Es klingt nach Science-Fiction, ist aber Realität. Investoren können sich von Computer-Algorithmen Möglichkeiten der Kapitalanlage vorschlagen lassen. Hat der Berater aus Fleisch und Blut künftig ausgedient? In einer dreiteiligen Serie wollen wir von der Börsenblogger-Redaktion dieser Frage nachgehen. Heute erscheint der erste Teil. Morgen und übermorgen folgen die Teile zwei und drei.

Das Drama um die Geldanlage hat nicht erst dieser Tage viele private Investoren erfasst. Die allumfassende Frage in Zeiten eines Niedrigzinsumfeldes steht überall im Raum: „Wohin mit meinem bisschen Geld, worin kann ich am sinnvollsten investieren? Eine Antwort der Finanzbranche lautet unter anderem „Robo-Advice“. Es klingt ein wenig martialisch – aber dahinter verbirgt sich auch der Traum der ganzen Finanzbranche. Die computergesteuerte Vermögensverwaltung für alle Anleger.

Was ist Robo-Advice? Hinter dem Begriff verbirgt sich nichts anderes, als eine computergesteuerte Depotverwaltung und Anlageauswahl. Einfach gesagt: Je nach Ausgestaltung der Software im Hintergrund werden klassische Kennzahlen oder technische Analysetools als Grundlage der Entscheidungen genutzt. Die Algorithmen sind jedenfalls so oder so hochkomplex, dass ein Nachvollziehen der jeweiligen Anlageentscheidung nur wenigen möglich ist.

Fluch und Segen zugleich. Ist das dann so transparent, wie es immer heißt? Denn am Ende scheint doch ein Computer immer nur so gut zu sein, wie der Programmierer, der ihn programmiert hat, oder nicht? Die Finanzbranche sagt klar nein. Muss sie wohl auch. Denn der Ausgangspunkt dieses Trends ist die Tatsache, dass die Kosten für die traditionelle Anlageberatung sehr hoch sind und eine individuelle Verwaltung bei einem spezialisierten Anbieter sich für viele Kunden einfach nicht lohnt. Deren Vermögen sind schlicht zu klein.

„Das Geschäftsmodell ist keineswegs
so schwer zu verstehen“

Auf der anderen Seite kann ein solcher (Klein-)Kunde nur bedingt auf seine örtliche Bankfiliale vertrauen. Dort bekommt er nicht selten (hauseigene) Produkte mit (sehr) hohen Gebühren verkauft. Stichwort „aktiv gemanagte Investmentfonds“ – ausgefeilte Produkte, versehen mit allerlei Gebühren, welche die Rendite des einzelnen Anlegers teils massiv mindern. Was also einer Kundengruppe im Investmentbereich anbieten, die eine (für sie hohe) Summe von beispielsweise 10.000 Euro langfristig anlegen will, bei der gleichzeitig aber die Kosten niedrig bleiben? Die Idee der computergesteuerten Vermögensverwaltung war geboren und das Geschäftsmodell ist keineswegs so schwer zu verstehen.

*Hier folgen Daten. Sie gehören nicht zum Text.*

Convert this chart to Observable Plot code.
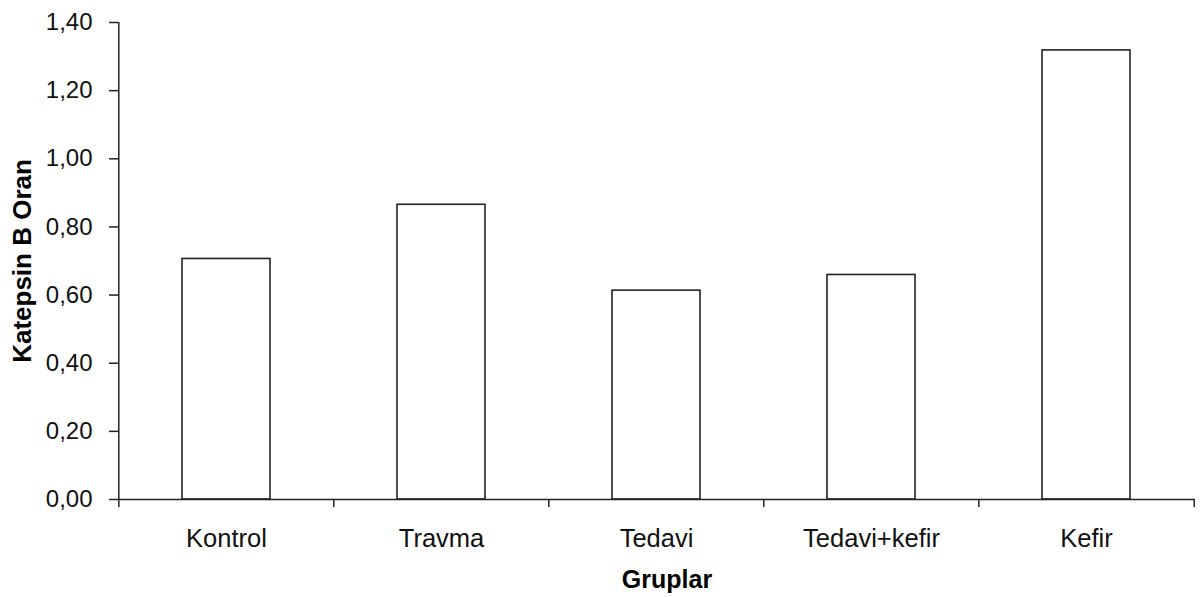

Infografik: Die USA sind führend bei Robo-Advisors | Statista Mehr Statistiken finden Sie bei Statista

Kunde muss nicht viel machen. Einfach nur in das Internet auf eine Robo-Advice-Seite gehen – lautet die Devise. In wenigen Schritten ist das Geld dann vermeintlich individuell angelegt. In einem ersten Schritt wird dort die Risikoneigung des einzelnen Anlegers mit Hilfe von Computerprogrammen ermittelt. Es werden dazu in einem webbasierten Katalog Fragen zur persönlichen finanziellen Situation und zu den Anlagewünschen sowie -vorstellungen gestellt. Viele Anbieter fragen darüber hinaus die eigenen anlagerelevanten Kenntnisse und Handelserfahrungen ab und stellen zudem auch Fragen zur persönlichen Risikotragfähigkeit – etwa in welchem Rahmen man selbst Verluste bei der Geldanlage verkraften könnte. Die Frage, wie das persönliche Anlageziel denn aussieht – ob als Altersvorsorge oder für die Ausbildung der Kinder angedacht – steht oftmals auch auf der Agenda.

Aus den Interessenten-Antworten ergibt sich der zweite Schritt: Der Computer entwickelt aus dem Kunden-Feedback durch einen Algorithmus einen konkreten Vorschlag für dessen Kapitalanlage. Der Grad der Standardisierung kann dabei zwischen verschiedenen Plattformen stark variieren. Teilweise kann der vorgegebene Anlagevorschlag dann auch auf den jeweiligen Plattformen umgesetzt werden, indem nach einer Registrierung die Eröffnung eines Wertpapierdepots erfolgt. Vergütet wird die Leistung des jeweiligen Robo-Advice entweder provisionsbasiert oder anhand eines honorarbasierten Modells, beispielsweise durch einen monatlichen Pauschalbetrag, in dem sämtliche Dienstleistungen des Anbieters enthalten sind. Klingt fair und nicht teuer.

ETFs im Fokus. Der Anlagevorschlag ist oft eine Kombination von gebührenniedrigen und börsengehandelten Indexfonds, so genannten Exchange-Traded Funds (ETF). Eine seit Jahren beliebte Anlageform, die üblicherweise nicht über die emittierende Investmentgesellschaft, sondern über die Börse am Sekundärmarkt erworben und veräußert wird. Unabhängig davon hat der Kunde eben gerade eine Anlagestrategie erhalten, die auf den Erkenntnissen seiner persönlichen Daten basiert.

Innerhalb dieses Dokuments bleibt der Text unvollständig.